- [REQUIREMENTS]: Without the pictures, return all of the material exactly as written.
/---
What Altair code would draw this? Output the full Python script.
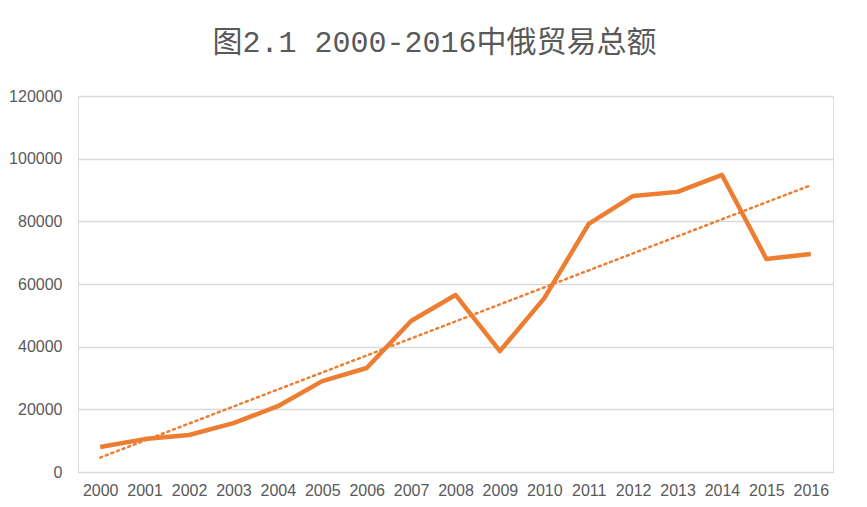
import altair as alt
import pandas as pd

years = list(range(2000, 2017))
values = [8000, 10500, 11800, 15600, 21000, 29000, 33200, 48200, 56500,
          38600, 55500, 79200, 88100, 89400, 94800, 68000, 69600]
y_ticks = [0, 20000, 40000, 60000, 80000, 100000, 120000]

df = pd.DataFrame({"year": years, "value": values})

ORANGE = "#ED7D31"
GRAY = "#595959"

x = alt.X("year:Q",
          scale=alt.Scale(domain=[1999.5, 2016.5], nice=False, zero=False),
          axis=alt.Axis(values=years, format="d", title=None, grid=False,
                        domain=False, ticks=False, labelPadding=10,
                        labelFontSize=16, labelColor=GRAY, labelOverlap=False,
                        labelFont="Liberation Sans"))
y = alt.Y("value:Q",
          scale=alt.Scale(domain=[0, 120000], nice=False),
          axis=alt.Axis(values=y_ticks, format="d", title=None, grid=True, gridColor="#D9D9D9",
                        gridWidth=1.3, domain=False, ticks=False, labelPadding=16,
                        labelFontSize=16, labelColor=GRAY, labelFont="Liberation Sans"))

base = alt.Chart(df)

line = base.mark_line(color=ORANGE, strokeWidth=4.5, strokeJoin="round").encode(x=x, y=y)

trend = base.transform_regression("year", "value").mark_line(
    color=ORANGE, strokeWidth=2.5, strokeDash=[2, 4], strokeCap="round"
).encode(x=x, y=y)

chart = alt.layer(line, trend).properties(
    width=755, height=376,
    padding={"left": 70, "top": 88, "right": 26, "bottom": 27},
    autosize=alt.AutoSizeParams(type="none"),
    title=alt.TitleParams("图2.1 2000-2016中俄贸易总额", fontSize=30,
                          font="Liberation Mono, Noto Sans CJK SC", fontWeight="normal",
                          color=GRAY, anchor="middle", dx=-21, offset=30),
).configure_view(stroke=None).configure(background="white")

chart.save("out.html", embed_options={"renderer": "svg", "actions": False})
\---
- [SOLUTION]:
What Altair code would draw this? Output the full Python script.
import altair as alt
import pandas as pd

years = list(range(2000, 2017))
values = [8000, 10500, 11800, 15600, 21000, 29000, 33200, 48200, 56500,
          38600, 55500, 79200, 88100, 89400, 94800, 68000, 69600]
y_ticks = [0, 20000, 40000, 60000, 80000, 100000, 120000]

df = pd.DataFrame({"year": years, "value": values})

ORANGE = "#ED7D31"
GRAY = "#595959"

x = alt.X("year:Q",
          scale=alt.Scale(domain=[1999.5, 2016.5], nice=False, zero=False),
          axis=alt.Axis(values=years, format="d", title=None, grid=False,
                        domain=False, ticks=False, labelPadding=10,
                        labelFontSize=16, labelColor=GRAY, labelOverlap=False,
                        labelFont="Liberation Sans"))
y = alt.Y("value:Q",
          scale=alt.Scale(domain=[0, 120000], nice=False),
          axis=alt.Axis(values=y_ticks, format="d", title=None, grid=True, gridColor="#D9D9D9",
                        gridWidth=1.3, domain=False, ticks=False, labelPadding=16,
                        labelFontSize=16, labelColor=GRAY, labelFont="Liberation Sans"))

base = alt.Chart(df)

line = base.mark_line(color=ORANGE, strokeWidth=4.5, strokeJoin="round").encode(x=x, y=y)

trend = base.transform_regression("year", "value").mark_line(
    color=ORANGE, strokeWidth=2.5, strokeDash=[2, 4], strokeCap="round"
).encode(x=x, y=y)

chart = alt.layer(line, trend).properties(
    width=755, height=376,
    padding={"left": 70, "top": 88, "right": 26, "bottom": 27},
    autosize=alt.AutoSizeParams(type="none"),
    title=alt.TitleParams("图2.1 2000-2016中俄贸易总额", fontSize=30,
                          font="Liberation Mono, Noto Sans CJK SC", fontWeight="normal",
                          color=GRAY, anchor="middle", dx=-21, offset=30),
).configure_view(stroke=None).configure(background="white")

chart.save("out.html", embed_options={"renderer": "svg", "actions": False})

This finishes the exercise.